SET PROBLEM:
In the records below, find the line containing "Write a component" and the line containing "import * as d3 from 'd3';". Give again exactly those lines and every line between them, omitting the pictures.
====== INPUT ROWS ======
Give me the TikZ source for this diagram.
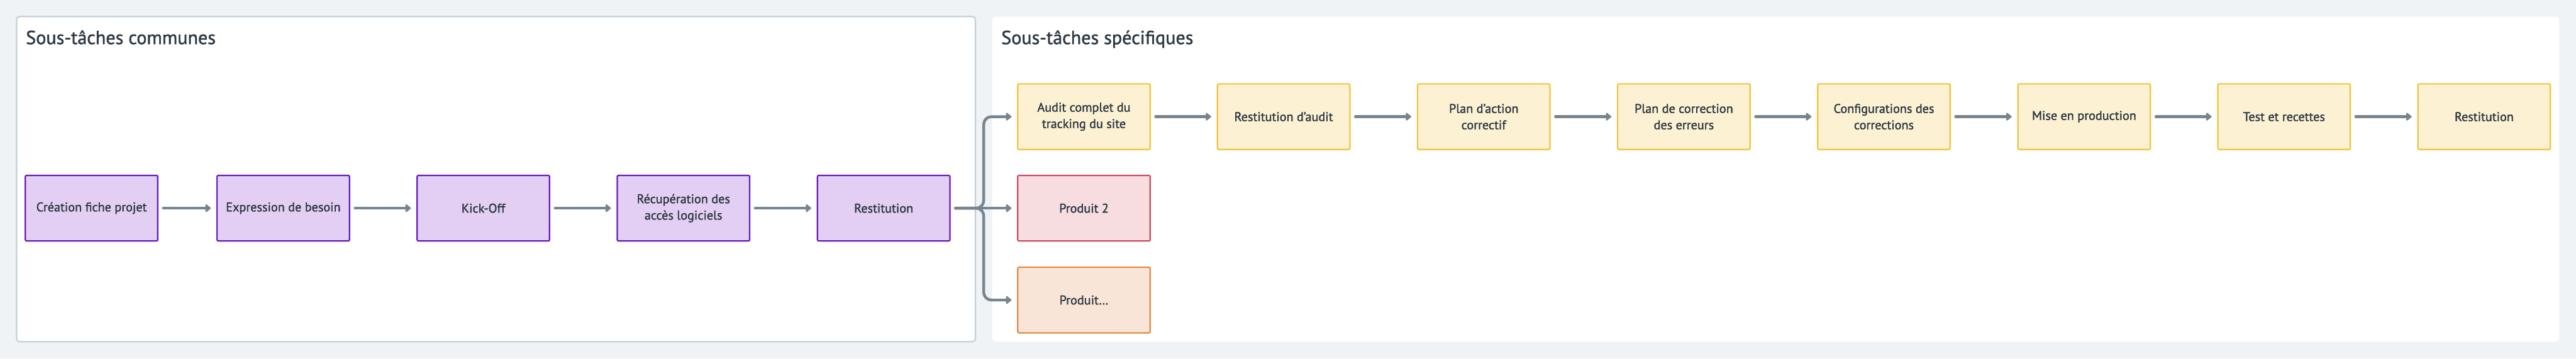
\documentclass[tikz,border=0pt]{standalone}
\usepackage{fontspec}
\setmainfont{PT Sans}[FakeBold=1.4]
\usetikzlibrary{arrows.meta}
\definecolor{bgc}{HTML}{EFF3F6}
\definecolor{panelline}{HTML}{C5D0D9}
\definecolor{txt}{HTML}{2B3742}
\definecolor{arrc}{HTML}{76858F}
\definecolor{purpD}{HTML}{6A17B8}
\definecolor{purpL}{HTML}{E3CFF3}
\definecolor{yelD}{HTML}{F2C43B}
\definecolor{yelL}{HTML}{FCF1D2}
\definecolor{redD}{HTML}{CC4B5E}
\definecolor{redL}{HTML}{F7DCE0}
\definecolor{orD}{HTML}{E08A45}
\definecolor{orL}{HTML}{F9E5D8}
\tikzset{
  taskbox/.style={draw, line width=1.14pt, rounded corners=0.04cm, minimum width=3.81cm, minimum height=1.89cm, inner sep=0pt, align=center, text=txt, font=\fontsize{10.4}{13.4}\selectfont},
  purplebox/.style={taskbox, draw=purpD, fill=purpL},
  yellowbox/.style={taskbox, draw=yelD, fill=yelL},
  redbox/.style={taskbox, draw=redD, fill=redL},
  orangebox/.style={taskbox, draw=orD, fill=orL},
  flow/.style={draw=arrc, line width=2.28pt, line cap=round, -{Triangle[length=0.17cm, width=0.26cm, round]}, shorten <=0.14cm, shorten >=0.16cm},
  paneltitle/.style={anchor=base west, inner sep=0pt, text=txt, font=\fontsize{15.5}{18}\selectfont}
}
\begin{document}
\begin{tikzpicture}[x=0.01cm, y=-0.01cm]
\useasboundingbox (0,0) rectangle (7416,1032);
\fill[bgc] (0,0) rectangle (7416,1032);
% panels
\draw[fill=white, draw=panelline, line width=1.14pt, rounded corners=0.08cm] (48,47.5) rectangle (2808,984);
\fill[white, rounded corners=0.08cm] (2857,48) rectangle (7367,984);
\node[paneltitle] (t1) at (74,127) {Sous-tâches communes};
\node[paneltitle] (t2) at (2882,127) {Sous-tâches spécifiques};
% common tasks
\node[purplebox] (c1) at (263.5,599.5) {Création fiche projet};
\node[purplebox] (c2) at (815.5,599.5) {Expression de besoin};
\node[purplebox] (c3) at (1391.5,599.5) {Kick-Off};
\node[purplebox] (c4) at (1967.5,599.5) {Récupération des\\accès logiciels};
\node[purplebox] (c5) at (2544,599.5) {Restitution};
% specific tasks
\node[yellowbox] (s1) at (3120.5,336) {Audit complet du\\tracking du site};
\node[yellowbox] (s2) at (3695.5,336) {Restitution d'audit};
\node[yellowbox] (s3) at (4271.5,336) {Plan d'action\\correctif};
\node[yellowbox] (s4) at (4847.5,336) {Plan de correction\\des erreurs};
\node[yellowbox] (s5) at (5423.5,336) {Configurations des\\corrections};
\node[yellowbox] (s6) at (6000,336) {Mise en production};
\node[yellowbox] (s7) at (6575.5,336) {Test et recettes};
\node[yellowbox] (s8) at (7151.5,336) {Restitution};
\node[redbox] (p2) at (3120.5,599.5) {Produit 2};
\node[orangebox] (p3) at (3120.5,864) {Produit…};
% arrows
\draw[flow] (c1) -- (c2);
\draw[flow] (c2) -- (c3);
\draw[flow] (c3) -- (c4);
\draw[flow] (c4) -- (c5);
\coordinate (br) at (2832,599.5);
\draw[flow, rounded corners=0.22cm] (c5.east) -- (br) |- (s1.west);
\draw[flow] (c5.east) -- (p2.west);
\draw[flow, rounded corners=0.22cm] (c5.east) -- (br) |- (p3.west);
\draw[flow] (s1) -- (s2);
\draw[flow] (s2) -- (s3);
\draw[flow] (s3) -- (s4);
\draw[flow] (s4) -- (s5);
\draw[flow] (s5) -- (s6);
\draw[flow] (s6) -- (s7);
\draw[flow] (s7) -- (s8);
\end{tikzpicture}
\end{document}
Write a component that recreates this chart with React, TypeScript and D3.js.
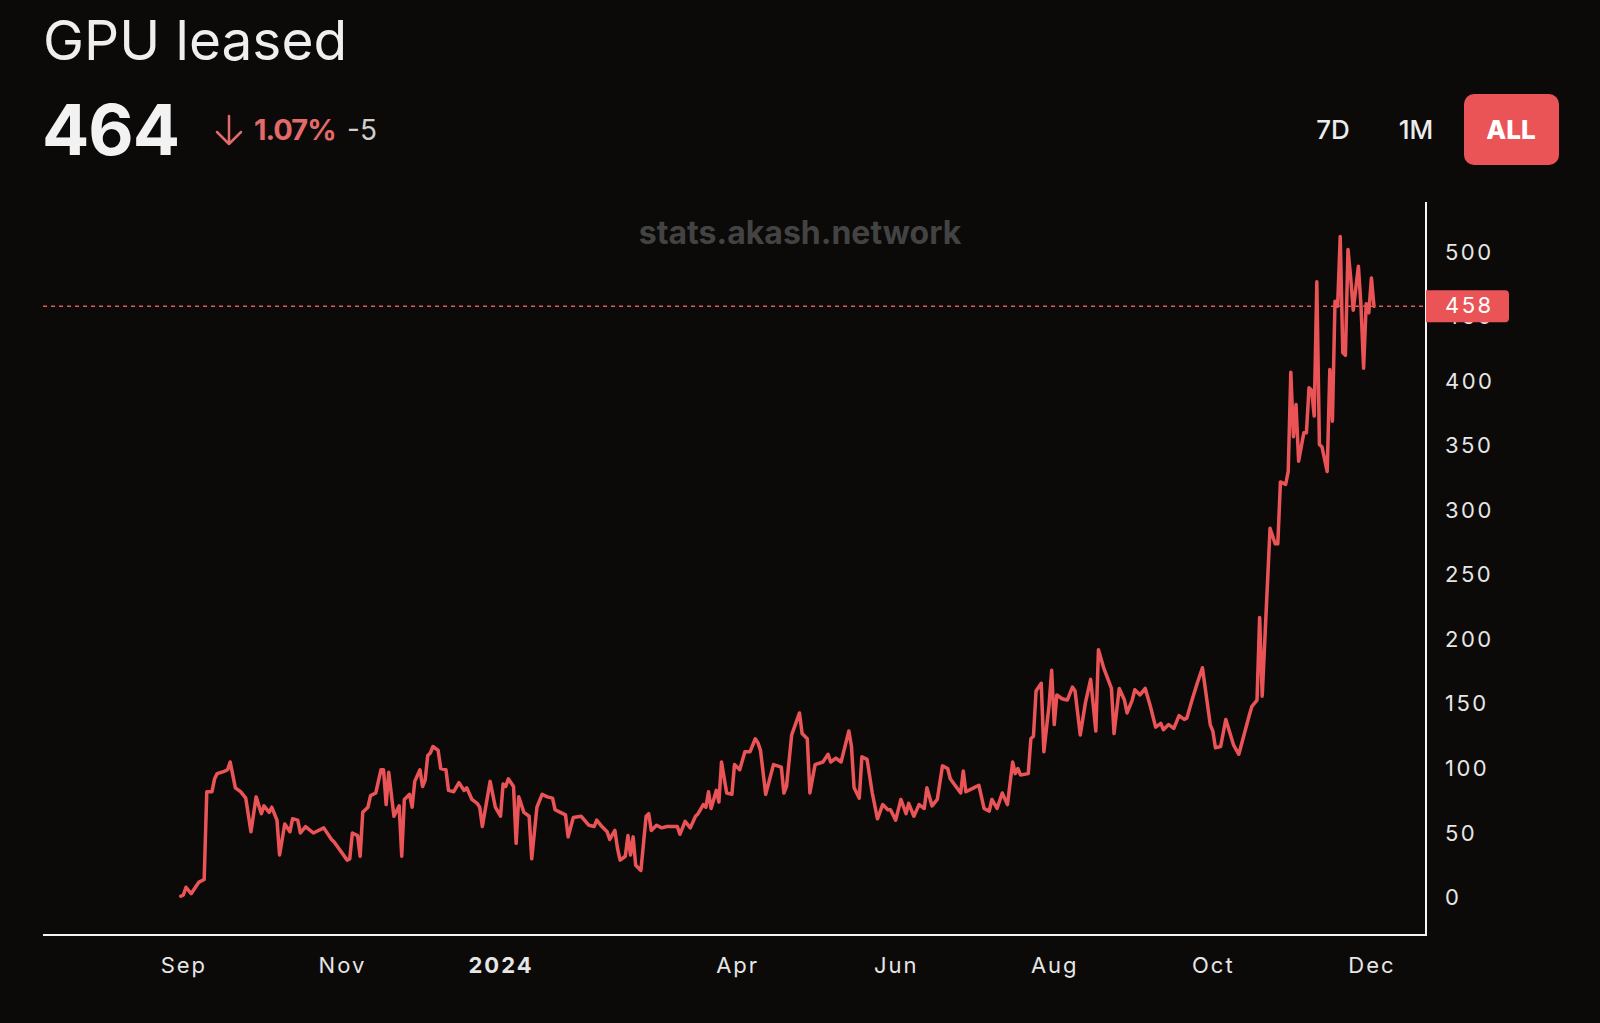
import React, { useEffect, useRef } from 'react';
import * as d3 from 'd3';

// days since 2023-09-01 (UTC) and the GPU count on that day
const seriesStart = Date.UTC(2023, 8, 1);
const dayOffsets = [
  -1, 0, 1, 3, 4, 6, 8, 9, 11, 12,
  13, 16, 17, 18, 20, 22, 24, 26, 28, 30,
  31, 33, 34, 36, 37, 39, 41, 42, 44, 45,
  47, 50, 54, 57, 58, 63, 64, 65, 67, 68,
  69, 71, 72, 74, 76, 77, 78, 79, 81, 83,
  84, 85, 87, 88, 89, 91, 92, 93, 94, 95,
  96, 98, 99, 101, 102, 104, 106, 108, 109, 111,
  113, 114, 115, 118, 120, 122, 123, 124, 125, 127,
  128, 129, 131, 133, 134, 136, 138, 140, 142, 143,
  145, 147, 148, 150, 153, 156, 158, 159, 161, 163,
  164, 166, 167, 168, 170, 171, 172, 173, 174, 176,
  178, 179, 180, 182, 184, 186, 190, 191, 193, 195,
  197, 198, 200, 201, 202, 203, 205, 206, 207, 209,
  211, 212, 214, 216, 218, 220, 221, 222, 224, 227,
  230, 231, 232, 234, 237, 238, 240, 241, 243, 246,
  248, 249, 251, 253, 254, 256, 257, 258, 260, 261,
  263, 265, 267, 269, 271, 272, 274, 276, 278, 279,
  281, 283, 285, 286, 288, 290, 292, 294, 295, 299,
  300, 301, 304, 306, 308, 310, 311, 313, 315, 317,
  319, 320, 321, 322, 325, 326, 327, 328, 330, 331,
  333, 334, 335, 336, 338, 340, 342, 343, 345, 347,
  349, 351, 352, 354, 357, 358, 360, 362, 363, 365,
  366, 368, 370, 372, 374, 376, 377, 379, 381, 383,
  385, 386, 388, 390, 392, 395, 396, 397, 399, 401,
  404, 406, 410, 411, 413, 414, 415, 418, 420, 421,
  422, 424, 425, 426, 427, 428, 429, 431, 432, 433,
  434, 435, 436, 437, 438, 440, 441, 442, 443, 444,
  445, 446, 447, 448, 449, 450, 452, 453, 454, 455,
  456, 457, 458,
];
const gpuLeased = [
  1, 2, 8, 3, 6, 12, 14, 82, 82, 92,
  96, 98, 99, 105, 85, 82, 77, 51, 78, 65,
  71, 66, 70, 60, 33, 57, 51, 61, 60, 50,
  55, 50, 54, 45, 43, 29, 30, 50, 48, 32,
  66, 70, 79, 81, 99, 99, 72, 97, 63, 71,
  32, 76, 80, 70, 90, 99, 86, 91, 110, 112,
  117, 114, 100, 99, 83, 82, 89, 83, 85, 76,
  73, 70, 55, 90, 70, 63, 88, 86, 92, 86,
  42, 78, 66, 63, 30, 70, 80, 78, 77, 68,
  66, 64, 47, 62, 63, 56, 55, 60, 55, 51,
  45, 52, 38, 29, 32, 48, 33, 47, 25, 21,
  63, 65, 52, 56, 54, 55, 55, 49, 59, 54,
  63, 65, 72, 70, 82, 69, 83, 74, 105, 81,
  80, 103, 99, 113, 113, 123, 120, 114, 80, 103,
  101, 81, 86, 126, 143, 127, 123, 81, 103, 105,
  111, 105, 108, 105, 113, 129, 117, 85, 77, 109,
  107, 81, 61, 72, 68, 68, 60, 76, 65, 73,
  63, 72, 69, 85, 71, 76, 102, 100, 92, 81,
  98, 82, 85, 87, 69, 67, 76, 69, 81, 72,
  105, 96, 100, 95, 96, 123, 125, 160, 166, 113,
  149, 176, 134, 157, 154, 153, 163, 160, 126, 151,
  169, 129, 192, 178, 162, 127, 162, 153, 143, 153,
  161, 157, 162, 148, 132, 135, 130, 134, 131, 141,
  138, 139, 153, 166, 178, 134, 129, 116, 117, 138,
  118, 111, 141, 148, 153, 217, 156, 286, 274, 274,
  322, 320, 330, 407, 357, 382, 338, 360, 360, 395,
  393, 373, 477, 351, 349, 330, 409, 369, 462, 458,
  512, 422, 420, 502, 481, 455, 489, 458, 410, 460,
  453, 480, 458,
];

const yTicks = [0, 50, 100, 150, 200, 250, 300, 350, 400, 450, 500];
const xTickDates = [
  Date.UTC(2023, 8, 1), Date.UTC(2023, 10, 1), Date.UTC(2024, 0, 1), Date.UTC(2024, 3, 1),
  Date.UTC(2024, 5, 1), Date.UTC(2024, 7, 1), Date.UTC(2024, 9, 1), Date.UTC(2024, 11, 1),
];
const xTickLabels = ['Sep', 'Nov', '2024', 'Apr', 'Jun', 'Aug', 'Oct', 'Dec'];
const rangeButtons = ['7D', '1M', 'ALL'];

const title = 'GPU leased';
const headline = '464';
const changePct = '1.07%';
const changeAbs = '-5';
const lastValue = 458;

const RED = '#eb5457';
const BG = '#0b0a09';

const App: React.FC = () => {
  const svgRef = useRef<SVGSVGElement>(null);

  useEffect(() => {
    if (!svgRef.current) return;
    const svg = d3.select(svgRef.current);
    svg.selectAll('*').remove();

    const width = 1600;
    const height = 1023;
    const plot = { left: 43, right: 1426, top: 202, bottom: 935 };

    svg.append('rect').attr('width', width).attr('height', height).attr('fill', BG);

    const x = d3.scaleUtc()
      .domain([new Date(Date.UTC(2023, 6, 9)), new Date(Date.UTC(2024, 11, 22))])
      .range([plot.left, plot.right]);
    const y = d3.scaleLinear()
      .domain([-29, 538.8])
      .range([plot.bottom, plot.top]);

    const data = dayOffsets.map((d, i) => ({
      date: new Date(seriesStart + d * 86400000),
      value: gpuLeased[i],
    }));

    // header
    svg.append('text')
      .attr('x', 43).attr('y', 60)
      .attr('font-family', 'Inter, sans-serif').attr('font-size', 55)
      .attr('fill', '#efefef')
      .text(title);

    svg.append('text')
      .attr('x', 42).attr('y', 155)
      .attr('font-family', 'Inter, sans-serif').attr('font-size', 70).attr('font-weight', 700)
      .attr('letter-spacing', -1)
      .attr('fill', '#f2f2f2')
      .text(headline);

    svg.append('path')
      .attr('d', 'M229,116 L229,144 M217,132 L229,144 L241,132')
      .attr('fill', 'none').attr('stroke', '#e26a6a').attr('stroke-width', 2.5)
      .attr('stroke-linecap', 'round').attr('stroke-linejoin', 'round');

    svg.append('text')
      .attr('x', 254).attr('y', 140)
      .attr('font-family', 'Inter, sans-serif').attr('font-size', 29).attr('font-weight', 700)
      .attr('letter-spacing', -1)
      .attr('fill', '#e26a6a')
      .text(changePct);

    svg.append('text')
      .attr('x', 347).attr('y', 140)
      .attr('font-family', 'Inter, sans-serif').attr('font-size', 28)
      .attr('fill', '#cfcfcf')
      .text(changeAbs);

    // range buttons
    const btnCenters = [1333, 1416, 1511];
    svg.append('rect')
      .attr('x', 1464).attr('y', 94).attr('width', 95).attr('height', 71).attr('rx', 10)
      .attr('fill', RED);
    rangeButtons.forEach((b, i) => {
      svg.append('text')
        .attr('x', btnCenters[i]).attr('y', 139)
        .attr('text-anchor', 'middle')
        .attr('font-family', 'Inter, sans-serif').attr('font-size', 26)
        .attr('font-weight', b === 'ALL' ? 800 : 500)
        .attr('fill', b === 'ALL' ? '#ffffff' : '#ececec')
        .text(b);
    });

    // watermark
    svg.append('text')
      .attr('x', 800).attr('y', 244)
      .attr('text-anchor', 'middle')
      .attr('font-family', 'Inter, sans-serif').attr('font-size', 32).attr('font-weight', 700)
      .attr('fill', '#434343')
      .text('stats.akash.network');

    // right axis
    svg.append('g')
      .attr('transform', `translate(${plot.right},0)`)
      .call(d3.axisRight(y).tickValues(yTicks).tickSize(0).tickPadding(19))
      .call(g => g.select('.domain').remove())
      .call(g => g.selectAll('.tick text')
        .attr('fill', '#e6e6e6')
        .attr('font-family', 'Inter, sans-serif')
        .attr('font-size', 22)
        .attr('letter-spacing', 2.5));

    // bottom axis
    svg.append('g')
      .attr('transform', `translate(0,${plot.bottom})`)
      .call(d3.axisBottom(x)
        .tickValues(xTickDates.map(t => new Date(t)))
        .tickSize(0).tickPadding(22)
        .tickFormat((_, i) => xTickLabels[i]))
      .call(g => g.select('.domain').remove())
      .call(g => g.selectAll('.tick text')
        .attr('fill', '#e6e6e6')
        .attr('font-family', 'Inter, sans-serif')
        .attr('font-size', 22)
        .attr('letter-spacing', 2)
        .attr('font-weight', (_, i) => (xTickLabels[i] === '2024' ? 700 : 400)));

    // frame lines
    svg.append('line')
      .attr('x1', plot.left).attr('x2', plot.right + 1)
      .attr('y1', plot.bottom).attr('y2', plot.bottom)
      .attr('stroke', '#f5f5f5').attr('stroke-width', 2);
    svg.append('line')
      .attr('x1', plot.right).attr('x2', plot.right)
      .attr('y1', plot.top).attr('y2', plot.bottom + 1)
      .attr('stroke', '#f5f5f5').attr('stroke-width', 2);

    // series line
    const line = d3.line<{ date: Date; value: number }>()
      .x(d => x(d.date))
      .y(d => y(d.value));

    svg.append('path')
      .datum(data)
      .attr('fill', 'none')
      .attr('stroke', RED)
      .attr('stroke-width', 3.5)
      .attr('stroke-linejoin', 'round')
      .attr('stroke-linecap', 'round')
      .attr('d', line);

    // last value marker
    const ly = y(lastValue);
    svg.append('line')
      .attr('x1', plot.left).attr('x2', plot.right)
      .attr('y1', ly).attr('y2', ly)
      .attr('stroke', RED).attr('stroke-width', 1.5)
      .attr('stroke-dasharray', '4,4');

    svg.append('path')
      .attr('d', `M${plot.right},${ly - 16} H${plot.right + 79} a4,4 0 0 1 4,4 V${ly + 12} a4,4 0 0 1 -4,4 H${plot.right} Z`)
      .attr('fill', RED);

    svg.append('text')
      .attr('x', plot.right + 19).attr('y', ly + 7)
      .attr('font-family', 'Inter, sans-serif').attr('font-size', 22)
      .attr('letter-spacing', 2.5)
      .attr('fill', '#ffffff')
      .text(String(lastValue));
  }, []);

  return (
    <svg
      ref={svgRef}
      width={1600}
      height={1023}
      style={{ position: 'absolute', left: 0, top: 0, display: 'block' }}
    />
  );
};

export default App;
======
OUTPUT FOR THIS EXERCISE:
Write a component that recreates this chart with React, TypeScript and D3.js.
import React, { useEffect, useRef } from 'react';
import * as d3 from 'd3';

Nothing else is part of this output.